Momentum transport in simulations of differentially rotating disks with global curvature effects A. Haywood, F. Ebrahimi, M. Pharr

Instability-driven turbulence has a crucial role in explaining the accretion process and angular momentum transport in astrophysical disks. Here, we examine the nonlinear transport properties of Magneto-Rotational Instability (MRI) in the weak-field limit in a differentially rotating system, as well as the newly-discovered global non-axisymmetric Magneto-Curvature Instability (MCI) in the strong-field limit (Ebrahimi & Pharr ApJ 936, 2022).

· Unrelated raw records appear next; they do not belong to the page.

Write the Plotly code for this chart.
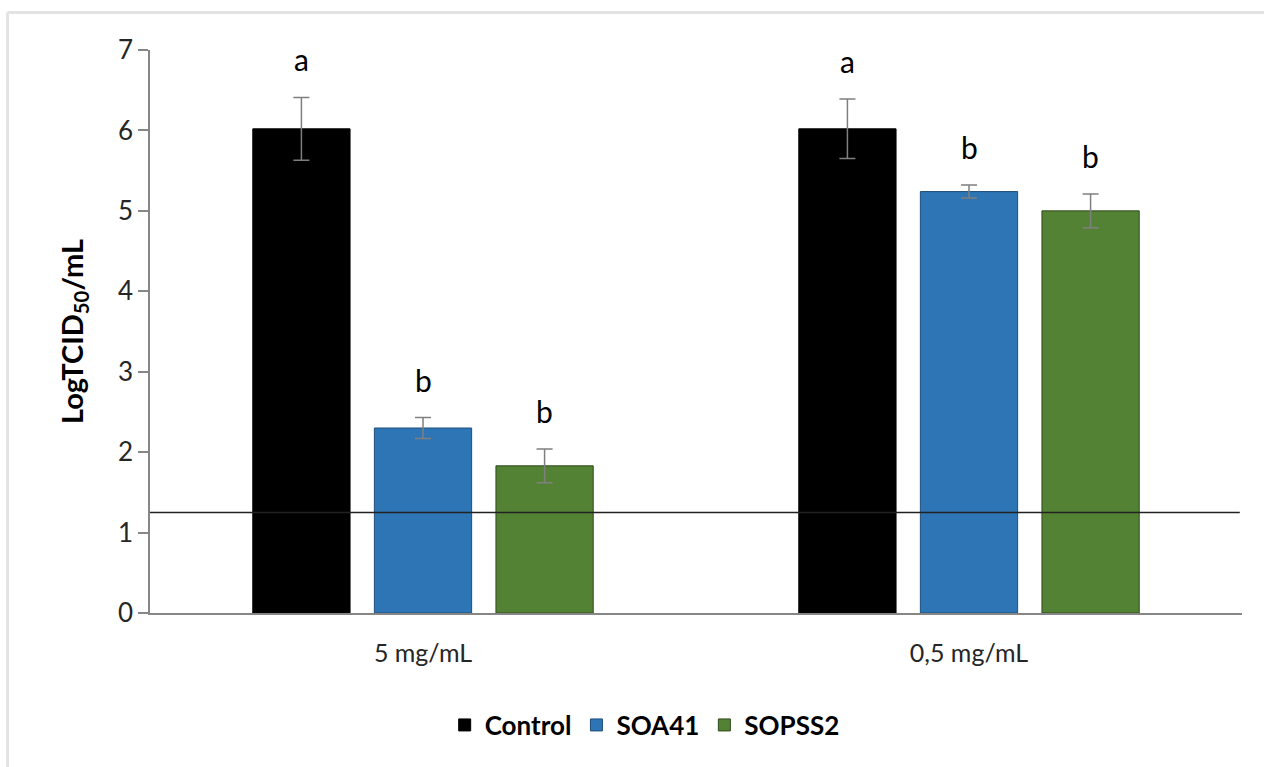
import plotly.graph_objects as go

categories = ["5 mg/mL", "0,5 mg/mL"]
series_names = ["Control", "SOA41", "SOPSS2"]
control_vals = [6.02, 6.02]
control_err = [0.39, 0.37]
soa41_vals = [2.30, 5.24]
soa41_err = [0.13, 0.08]
sopss2_vals = [1.83, 5.00]
sopss2_err = [0.21, 0.21]
control_letters = ["a", "a"]
soa41_letters = ["b", "b"]
sopss2_letters = ["b", "b"]
threshold = 1.25
y_ticks = [0, 1, 2, 3, 4, 5, 6, 7]

fills = ["#000000", "#2E75B6", "#548235"]
outlines = ["#000000", "#1F4E79", "#2F4A1C"]
FONT = "Lato, 'Open Sans', sans-serif"

vals = [control_vals, soa41_vals, sopss2_vals]
errs = [control_err, soa41_err, sopss2_err]
letters = [control_letters, soa41_letters, sopss2_letters]

fig = go.Figure()
for name, v, e, fc, oc in zip(series_names, vals, errs, fills, outlines):
    fig.add_trace(go.Bar(
        x=categories, y=v, name=name,
        marker=dict(color=fc, line=dict(color=oc, width=1)),
        error_y=dict(type="data", array=e, visible=True, color="#7F7F7F",
                     thickness=1.5, width=8),
    ))

# significance letters
slot = 0.2225
offsets = [-slot, 0, slot]
annotations = []
for k in range(3):
    for i, cat in enumerate(categories):
        annotations.append(dict(
            x=i + offsets[k], y=vals[k][i] + errs[k][i], xref="x", yref="y",
            text=letters[k][i], showarrow=False, yanchor="bottom", yshift=18,
            font=dict(family=FONT, size=30, color="#000000"),
        ))

shapes = [
    dict(type="line", xref="paper", yref="y", x0=0, x1=0.998, y0=threshold, y1=threshold,
         line=dict(color="#222222", width=1.5), layer="above"),
    # outer light frame
    dict(type="line", xref="paper", yref="paper", x0=-0.1305, x1=1.03, y0=1.0666, y1=1.0666,
         line=dict(color="#E3E3E3", width=3), layer="above"),
    dict(type="line", xref="paper", yref="paper", x0=-0.1305, x1=-0.1305, y0=1.0666, y1=-0.29,
         line=dict(color="#E3E3E3", width=3), layer="above"),
]

fig.update_layout(
    width=1264, height=767,
    margin=dict(l=150, r=22, t=50, b=154, autoexpand=False),
    paper_bgcolor="white", plot_bgcolor="white",
    barmode="group", bargap=0.332, bargroupgap=0.2,
    font=dict(family=FONT, color="#262626"),
    showlegend=True,
    legend=dict(orientation="h", x=0.453, y=-0.199, xanchor="center", yanchor="middle",
                font=dict(family=FONT, size=26, color="#000000", weight="bold"),
                itemwidth=30, traceorder="normal"),
    annotations=annotations,
    shapes=shapes,
)
fig.update_yaxes(
    range=[0, 7], tickvals=y_ticks, showgrid=False, zeroline=False,
    showline=True, linecolor="#868686", linewidth=1.5,
    ticks="outside", ticklen=10, tickcolor="#868686", tickwidth=1.5,
    tickfont=dict(family=FONT, size=26, color="#262626"),
    title=dict(text="LogTCID<sub>50</sub>/mL", standoff=26,
               font=dict(family=FONT, size=29, color="#000000", weight="bold")),
)
fig.update_xaxes(
    showgrid=False, showline=True, linecolor="#868686", linewidth=1.5,
    ticks="", tickfont=dict(family=FONT, size=25, color="#262626"),
    ticklabelstandoff=17,
)

fig.write_html("out.html")
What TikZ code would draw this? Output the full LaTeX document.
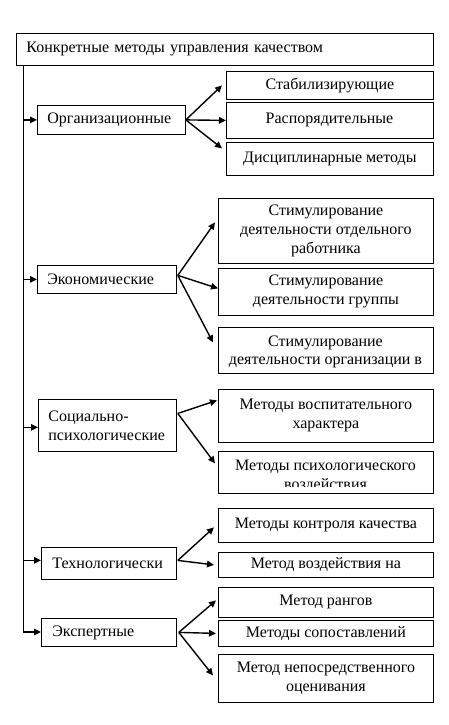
\documentclass[tikz,border=0pt]{standalone}
\usepackage{fontspec}
\setmainfont{Liberation Serif}
\usetikzlibrary{arrows.meta}
\begin{document}
\begin{tikzpicture}[x=1pt,y=-1pt,
  every node/.style={font=\fontsize{16}{19}\selectfont},
  box/.style={draw, line width=0.8pt, inner sep=0pt, anchor=north west, align=center},
  lbox/.style={draw, line width=0.8pt, inner ysep=0pt, inner xsep=#1, anchor=north west, align=left},
  txt/.style={inner sep=0pt, align=center},
  arr/.style={line width=1.4pt, -{Triangle[length=7pt,width=6.5pt]}},
  trunk/.style={line width=0.8pt}]
\useasboundingbox (0,0) rectangle (448,725);
% top
\node[lbox=10pt, minimum height=32pt, text width=397pt] (top) at (16,33) {Конкретные методы управления качеством};
% left column
\node[lbox=10pt, minimum height=29pt, text width=128pt] (org) at (37,105) {Организационные};
\node[lbox=10pt, minimum height=28pt, text width=119pt] (eco) at (37,265) {Экономические};
\node[lbox=10pt, minimum height=52pt, text width=118pt] (soc) at (38,399) {Социально-\\психологические};
\node[lbox=11pt, minimum height=32pt, text width=113pt] (tech) at (41,547) {Технологически};
\node[lbox=11pt, minimum height=28pt, text width=113pt] (ex) at (41,618) {Экспертные};
% right column
\node[box, minimum width=207pt, minimum height=28pt] (s1) at (226,71) {Стабилизирующие};
\node[box, minimum width=207pt, minimum height=36pt] (s2) at (226,102) {};
\node[txt, anchor=base] (s2t) at (329.5,123) {Распорядительные};
\node[box, minimum width=207pt, minimum height=33pt] (s3) at (226,142) {Дисциплинарные методы};
\node[box, minimum width=215pt, minimum height=65pt] (e1) at (218,198) {Стимулирование\\деятельности отдельного\\работника};
\node[box, minimum width=215pt, minimum height=47pt] (e2) at (218,268) {Стимулирование\\деятельности группы};
\node[box, minimum width=215pt, minimum height=46pt] (e3) at (218,327) {};
\node[txt, anchor=base, font=\fontsize{16}{17.5}\selectfont] (e3t) at (325.5,364) {Стимулирование\\деятельности организации в};
\node[box, minimum width=215pt, minimum height=53pt] (p1) at (218,389) {Методы воспитательного\\характера};
\node[box, minimum width=215pt, minimum height=42pt] (p2) at (218,451) {};
\begin{scope}
\clip (p2.north west) rectangle ([yshift=7pt]p2.south east);
\node[txt, anchor=base] (p2t) at (325.5,489) {Методы психологического\\воздействия};
\end{scope}
\node[box, minimum width=215pt, minimum height=34pt] (t1) at (218,508) {Методы контроля качества};
\node[box, minimum width=215pt, minimum height=25pt] (t2) at (218,552) {Метод воздействия на};
\node[box, minimum width=215pt, minimum height=30pt] (x1) at (218,587) {Метод рангов};
\node[box, minimum width=215pt, minimum height=26pt] (x2) at (218,620) {Методы сопоставлений};
\node[box, minimum width=215pt, minimum height=48pt] (x3) at (218,654) {Метод непосредственного\\оценивания};
% trunk
\coordinate (t0) at (23,65);
\coordinate (t5) at (23,632);
\draw[trunk] (t0) -- (t5);
\draw[arr] (t0 |- org.west) -- (org.west);
\draw[arr] (t0 |- eco.west) -- (eco.west);
\draw[arr] ([yshift=-2pt]t0 |- soc.west) -- ([yshift=-2pt]soc.west);
\draw[arr] ([yshift=3pt]t0 |- tech.west) -- ([yshift=3pt]tech.west);
\draw[arr] (t5) -- (t5 -| ex.west);
% branches
\draw[arr] (org.east) -- ([xshift=-4pt]s1.west);
\draw[arr] (org.east) -- (s2.west);
\draw[arr] (org.east) -- ([xshift=-4pt,yshift=10.5pt]s3.west);
\draw[arr] ([xshift=1pt,yshift=4pt]eco.east) -- ([xshift=-3pt,yshift=8.5pt]e1.west);
\draw[arr] ([xshift=1pt,yshift=4pt]eco.east) -- ([yshift=3.5pt]e2.west);
\draw[arr] ([xshift=1pt,yshift=4pt]eco.east) -- ([xshift=-5pt,yshift=8pt]e3.west);
\draw[arr] ([xshift=1pt,yshift=12pt]soc.east) -- ([xshift=-1pt,yshift=15.5pt]p1.west);
\draw[arr] ([xshift=1pt,yshift=12pt]soc.east) -- ([xshift=-3pt,yshift=9pt]p2.west);
\draw[arr] ([xshift=1pt,yshift=3pt]tech.east) -- ([xshift=-4pt,yshift=-2pt]t1.west);
\draw[arr] ([xshift=1pt,yshift=3pt]tech.east) -- ([xshift=-4pt]t2.west);
\draw[arr] ([xshift=2pt]ex.east) -- ([xshift=-2pt,yshift=2pt]x1.west);
\draw[arr] ([xshift=2pt]ex.east) -- ([xshift=-2pt]x2.west);
\draw[arr] ([xshift=2pt]ex.east) -- ([xshift=-5pt,yshift=3pt]x3.west);
\end{tikzpicture}
\end{document}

In an unstratified Keplerian cylinder, we perform fully nonlinear 2D and 3D MHD simulations at various Lunquist numbers and aspect ratios, and study the nonlinear state and generated momentum transport by calculating fluid and Maxwell stresses from both MRI and MCI. Unlike MRI, which is typically concentrated in flow shear regions, MCIs are global distinct low-frequency non-axisymmetric modes driven unstable by global differential rotation and spatial curvature. We present simulations at various aspect ratios and Lundquist numbers. The effect of transient reconnecting tearing modes on momentum transport in these nonlinear simulations will also be investigated. This work is supported by NSF.